Kevin Percival, a senior stuff nurse from Frimley Park Hospital, gave a popular presentation on how his organisation had worked with suppliers to become paperfree in the emergency department.

Similarly, Jan McMeekin from Welch Allyn, presented research from critical care consultant nurse Pamela Munro and nurse practitioner Amor Padala of Whipps Cross Hospital. Their presentation reviewed how technology from Welch Allyn had improved the accuracy of early warning scores.

Meanwhile, Sam Foster, deputy chief nurse at Heart of England NHS Foundation Trust, spoke about how she had joined with non-clinical colleagues to develop a series of metrics to better measure quality of care.

“I was in a meeting of the finance and performance committee, and when I looked at how we called ourselves to account on finance it didn’t compare to how we were calling ourselves to account on quality,” she told attendees.

“It was a lightbulb moment – we should be doing this for observations, for risk assessment for falls. I got chatting to some of the analysts – who, if I’m honest, I wouldn’t normally mix with,” she confessed, to knowing laughs.

“These informatics guys and analysts know how to get the best out of the data, and so now we do trust headline metrics, nursing metrics, and then widen it out to patient experience. We only focus on things that are absolutely in the gift of nursing.”

She reported that there hadn’t been immediate acceptance of the new system. “It was quite emotional,” she admitted. “It was a real journey with the head nurses – a journey of grief; of denial, saying the data was wrong and they were going to head off and get the right data.

“With the head nurse group and with lead nurses now, though, we’re really into a stage of acceptance.”

Nurses in the driving seat on information policy

It was notable that the resulting dashboards are available to all staff via the intranet. Ros Moore, chief nursing officer at NHS Scotland, strongly argued that allowing nurses “to play” with new technology and information was a way to help break down anxieties.

“We know what we stand for as nurses,” she said. “We stand for integrity, courage, advocacy. And in taking forward an agenda of improvement, we’ve got to tap into that resource.

“The Francis Report [on the scandal at Mid Staffordshire NHS Foundation Trust] was a response to fragmentation and disempowerment and a lack of engagement from staff.

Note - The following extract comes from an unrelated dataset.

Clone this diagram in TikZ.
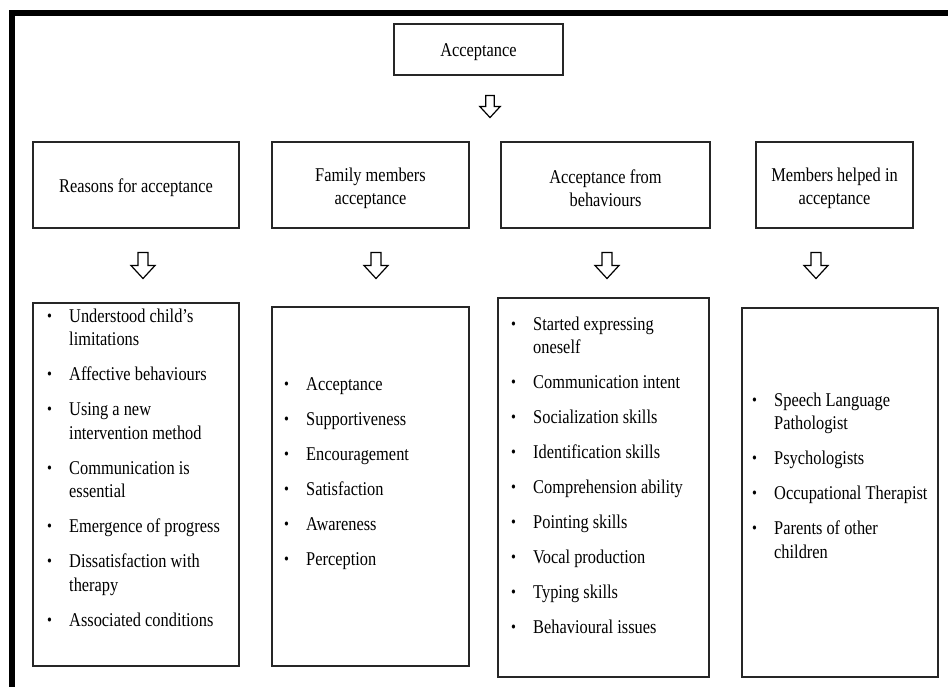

"As leaders of informatics we have got an opportunity to really engage people, to stop fragmentation. Informatics is a solution to a problem.”

Picking up this theme, Janet Davies, the Royal College of Nursing’s director of nursing and service delivery, said an “army of nurses” was also needed to implement the Caldicott2 report.

This called for a better balance between information governance and information sharing to support patient care.

Davies, who sat on the panel that led to the report, said nurses had already influenced Caldicott2.

“We took evidence, like a health select committee, and were able to have some group sessions with nurses,” she told another packed keynote session. “We got some great information from them.

“They told us that current information governance arrangements meant they were being prevented from communicating with their patients in the best way. They also told us they couldn’t share information between health and social care, and that sharing with the independent third sector was really problematic.”

Indeed, she said that one of the key principles of the final report – “the duty to share information can be as important as the duty to protect patient confidentiality” – had been suggested by a nurse.

“It was you that made a difference to the report,” she told delegates, “but I still need you,” She invited anyone interested in helping in implementation to e-mail her.

Changing attitudes at all levels

Picking up one of the main issues of the conference, Davies said Caldicott2 had shown that nurses are now willing to be at the heart of the IT and information agenda.

“Some of the [Caldicott2] panel were maybe not as enthusiastic about the nurse sessions as they might have been with ones with medical colleagues,” she confided.

“But they were blown away. The way nurses could articulate what the issues were really impressed them. I would never have doubted it for a minute, but it was great to turn other people’s opinions around.”